* [Given task] Only the span from the line containing "Output the Python" down to the line containing "from matplotlib.transforms import Affine2D" is to be printed, exactly and inclusively, with pictures omitted.

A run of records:
-*-

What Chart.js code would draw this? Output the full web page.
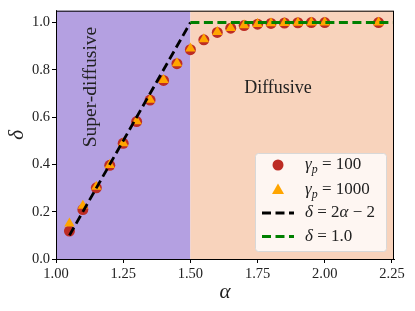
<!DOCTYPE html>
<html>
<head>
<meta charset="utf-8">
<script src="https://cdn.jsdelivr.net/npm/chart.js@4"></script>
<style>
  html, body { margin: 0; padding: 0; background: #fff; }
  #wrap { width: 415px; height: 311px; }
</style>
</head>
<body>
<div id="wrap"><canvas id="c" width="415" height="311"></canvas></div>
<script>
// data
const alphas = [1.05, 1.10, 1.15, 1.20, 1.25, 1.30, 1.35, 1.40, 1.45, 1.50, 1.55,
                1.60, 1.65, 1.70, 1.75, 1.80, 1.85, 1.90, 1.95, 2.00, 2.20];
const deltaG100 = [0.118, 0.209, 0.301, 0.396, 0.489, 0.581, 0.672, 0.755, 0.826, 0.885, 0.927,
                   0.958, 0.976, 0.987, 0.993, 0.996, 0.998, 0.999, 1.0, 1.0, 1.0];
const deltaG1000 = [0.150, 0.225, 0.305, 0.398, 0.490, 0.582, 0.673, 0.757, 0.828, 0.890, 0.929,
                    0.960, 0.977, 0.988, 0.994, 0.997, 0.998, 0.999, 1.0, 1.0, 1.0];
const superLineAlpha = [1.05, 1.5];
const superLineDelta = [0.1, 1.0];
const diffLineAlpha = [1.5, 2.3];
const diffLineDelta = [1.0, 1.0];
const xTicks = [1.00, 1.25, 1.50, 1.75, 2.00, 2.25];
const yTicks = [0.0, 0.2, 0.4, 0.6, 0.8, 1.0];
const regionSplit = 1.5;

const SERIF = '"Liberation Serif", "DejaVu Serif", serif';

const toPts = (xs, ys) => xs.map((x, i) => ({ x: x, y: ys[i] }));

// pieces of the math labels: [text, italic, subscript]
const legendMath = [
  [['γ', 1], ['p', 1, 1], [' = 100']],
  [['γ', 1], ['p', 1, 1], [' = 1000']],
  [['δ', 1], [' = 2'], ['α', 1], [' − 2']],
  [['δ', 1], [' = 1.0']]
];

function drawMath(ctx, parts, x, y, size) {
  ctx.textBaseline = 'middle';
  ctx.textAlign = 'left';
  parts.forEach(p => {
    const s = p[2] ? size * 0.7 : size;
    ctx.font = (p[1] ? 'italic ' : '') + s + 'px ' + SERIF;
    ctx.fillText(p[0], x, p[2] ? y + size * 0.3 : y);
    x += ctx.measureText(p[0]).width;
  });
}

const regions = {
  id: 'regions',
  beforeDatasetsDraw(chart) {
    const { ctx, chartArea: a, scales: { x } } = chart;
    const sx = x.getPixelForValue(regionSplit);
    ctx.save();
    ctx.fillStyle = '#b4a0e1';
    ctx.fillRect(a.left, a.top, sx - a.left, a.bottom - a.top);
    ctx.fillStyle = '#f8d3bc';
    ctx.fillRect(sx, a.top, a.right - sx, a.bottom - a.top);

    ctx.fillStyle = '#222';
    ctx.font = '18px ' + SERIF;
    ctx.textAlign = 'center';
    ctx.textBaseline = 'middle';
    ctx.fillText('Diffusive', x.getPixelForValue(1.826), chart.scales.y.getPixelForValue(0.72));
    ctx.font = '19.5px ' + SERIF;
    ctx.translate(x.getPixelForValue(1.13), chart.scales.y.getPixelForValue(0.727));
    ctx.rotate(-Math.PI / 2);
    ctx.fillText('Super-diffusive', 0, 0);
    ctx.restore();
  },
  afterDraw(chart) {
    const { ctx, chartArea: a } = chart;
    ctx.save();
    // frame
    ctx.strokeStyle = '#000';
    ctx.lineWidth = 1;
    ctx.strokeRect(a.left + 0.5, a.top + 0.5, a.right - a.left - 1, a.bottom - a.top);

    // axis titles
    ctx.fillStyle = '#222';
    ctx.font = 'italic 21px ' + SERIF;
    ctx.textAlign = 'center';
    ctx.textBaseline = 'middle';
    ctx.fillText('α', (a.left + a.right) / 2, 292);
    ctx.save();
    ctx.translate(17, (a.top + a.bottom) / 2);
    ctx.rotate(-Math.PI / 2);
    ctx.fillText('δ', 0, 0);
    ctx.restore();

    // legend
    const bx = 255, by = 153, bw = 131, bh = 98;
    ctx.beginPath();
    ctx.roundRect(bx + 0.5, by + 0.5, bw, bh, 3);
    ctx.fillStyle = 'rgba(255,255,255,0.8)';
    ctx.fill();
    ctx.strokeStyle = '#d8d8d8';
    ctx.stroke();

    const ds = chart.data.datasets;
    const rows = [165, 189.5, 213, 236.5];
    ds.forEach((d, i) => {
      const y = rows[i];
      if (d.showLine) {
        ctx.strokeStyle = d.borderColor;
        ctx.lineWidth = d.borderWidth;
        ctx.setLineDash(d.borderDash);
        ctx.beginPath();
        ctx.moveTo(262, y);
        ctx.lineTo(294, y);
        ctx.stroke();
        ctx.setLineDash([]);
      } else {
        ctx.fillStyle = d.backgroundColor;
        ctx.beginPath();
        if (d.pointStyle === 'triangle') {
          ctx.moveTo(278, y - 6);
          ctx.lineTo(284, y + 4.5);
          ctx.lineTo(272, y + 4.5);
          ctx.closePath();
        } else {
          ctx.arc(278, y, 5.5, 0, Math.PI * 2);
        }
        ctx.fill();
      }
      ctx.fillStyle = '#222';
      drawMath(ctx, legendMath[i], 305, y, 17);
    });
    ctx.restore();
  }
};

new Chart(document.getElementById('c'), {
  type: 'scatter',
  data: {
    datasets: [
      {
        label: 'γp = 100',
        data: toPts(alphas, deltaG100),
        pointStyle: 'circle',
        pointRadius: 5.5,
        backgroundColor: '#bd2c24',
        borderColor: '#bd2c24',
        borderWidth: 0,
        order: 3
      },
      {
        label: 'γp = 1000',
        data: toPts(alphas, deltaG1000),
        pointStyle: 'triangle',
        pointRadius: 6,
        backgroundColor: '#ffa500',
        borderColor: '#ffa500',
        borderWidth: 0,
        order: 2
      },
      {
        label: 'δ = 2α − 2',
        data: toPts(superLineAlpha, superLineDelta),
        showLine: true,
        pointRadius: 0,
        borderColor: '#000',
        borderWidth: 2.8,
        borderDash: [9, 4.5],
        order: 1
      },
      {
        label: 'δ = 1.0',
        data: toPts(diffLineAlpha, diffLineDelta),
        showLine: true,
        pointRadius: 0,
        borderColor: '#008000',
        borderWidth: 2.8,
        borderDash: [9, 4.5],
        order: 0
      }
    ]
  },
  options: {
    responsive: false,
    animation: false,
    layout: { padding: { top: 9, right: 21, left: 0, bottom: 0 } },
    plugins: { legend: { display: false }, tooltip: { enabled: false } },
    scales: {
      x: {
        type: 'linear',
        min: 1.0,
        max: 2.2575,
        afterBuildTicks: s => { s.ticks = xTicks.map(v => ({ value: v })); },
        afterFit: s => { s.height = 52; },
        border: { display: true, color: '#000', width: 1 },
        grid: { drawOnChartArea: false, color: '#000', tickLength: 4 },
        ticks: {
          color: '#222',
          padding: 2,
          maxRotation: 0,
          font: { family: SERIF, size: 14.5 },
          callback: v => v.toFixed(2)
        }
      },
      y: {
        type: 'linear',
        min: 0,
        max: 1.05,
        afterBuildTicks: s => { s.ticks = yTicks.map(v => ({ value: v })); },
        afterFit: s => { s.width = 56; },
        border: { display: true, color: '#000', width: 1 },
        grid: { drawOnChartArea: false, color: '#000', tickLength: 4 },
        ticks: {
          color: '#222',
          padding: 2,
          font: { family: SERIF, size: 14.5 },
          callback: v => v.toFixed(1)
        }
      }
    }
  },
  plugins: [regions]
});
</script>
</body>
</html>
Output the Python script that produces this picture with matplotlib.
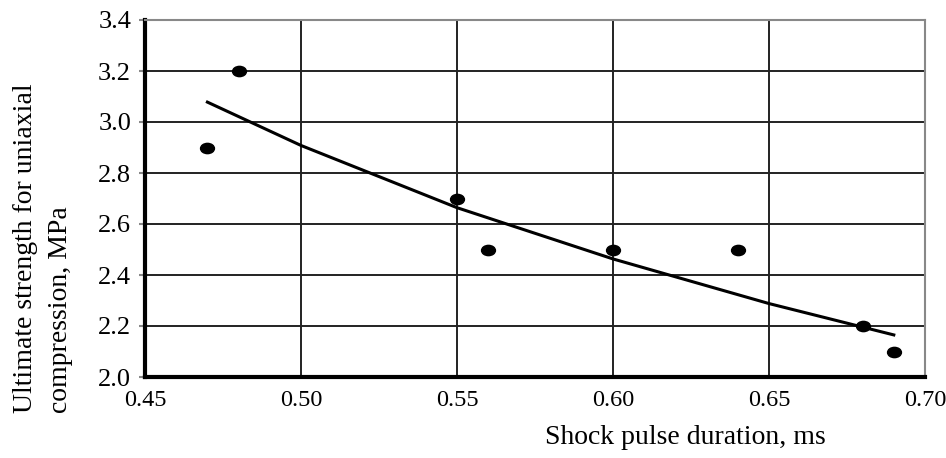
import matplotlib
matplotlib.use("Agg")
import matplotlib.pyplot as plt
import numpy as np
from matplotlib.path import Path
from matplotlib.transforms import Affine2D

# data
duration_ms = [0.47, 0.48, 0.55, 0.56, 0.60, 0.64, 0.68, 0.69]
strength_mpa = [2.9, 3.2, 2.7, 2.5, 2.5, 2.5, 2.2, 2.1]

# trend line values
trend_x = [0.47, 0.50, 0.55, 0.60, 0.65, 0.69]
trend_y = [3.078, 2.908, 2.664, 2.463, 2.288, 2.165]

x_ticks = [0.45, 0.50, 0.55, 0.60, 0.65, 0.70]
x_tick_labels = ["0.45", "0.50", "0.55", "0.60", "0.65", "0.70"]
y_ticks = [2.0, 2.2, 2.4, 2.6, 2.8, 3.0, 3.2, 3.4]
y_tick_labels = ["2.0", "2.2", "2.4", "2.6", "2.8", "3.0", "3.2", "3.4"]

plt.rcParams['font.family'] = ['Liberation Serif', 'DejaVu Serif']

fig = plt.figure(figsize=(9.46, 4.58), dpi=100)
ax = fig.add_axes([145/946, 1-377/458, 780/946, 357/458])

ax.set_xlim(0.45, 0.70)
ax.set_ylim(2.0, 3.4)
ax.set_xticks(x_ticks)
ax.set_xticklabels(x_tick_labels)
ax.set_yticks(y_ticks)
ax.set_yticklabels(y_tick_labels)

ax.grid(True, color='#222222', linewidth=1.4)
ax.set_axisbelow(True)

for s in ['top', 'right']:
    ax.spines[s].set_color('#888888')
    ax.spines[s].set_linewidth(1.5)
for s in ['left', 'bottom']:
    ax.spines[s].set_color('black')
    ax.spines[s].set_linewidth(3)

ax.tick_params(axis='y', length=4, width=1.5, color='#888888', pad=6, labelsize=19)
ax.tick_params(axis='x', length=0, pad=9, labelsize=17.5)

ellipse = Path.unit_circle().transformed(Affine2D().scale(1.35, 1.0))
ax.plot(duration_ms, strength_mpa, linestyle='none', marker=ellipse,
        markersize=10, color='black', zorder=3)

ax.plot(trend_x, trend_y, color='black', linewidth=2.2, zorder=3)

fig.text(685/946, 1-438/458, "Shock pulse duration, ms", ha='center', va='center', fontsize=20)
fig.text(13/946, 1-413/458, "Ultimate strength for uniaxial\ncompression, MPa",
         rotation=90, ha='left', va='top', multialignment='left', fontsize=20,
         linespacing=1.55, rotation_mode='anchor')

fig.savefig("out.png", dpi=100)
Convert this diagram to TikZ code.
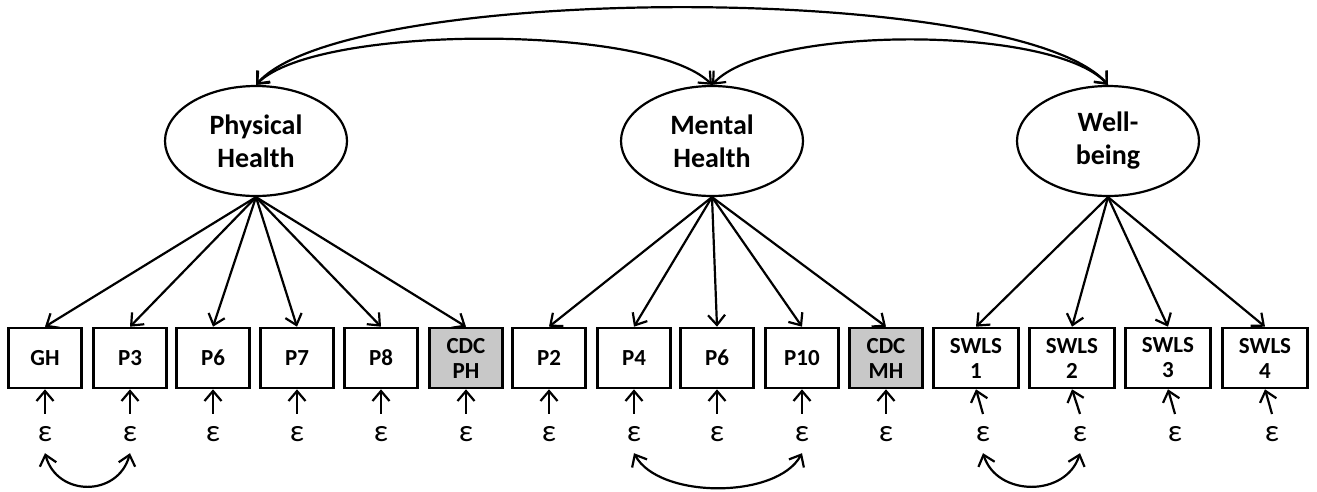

-*-

* [Response to the task]
Output the Python script that produces this picture with matplotlib.
import matplotlib
matplotlib.use("Agg")
import matplotlib.pyplot as plt
import numpy as np
from matplotlib.path import Path
from matplotlib.transforms import Affine2D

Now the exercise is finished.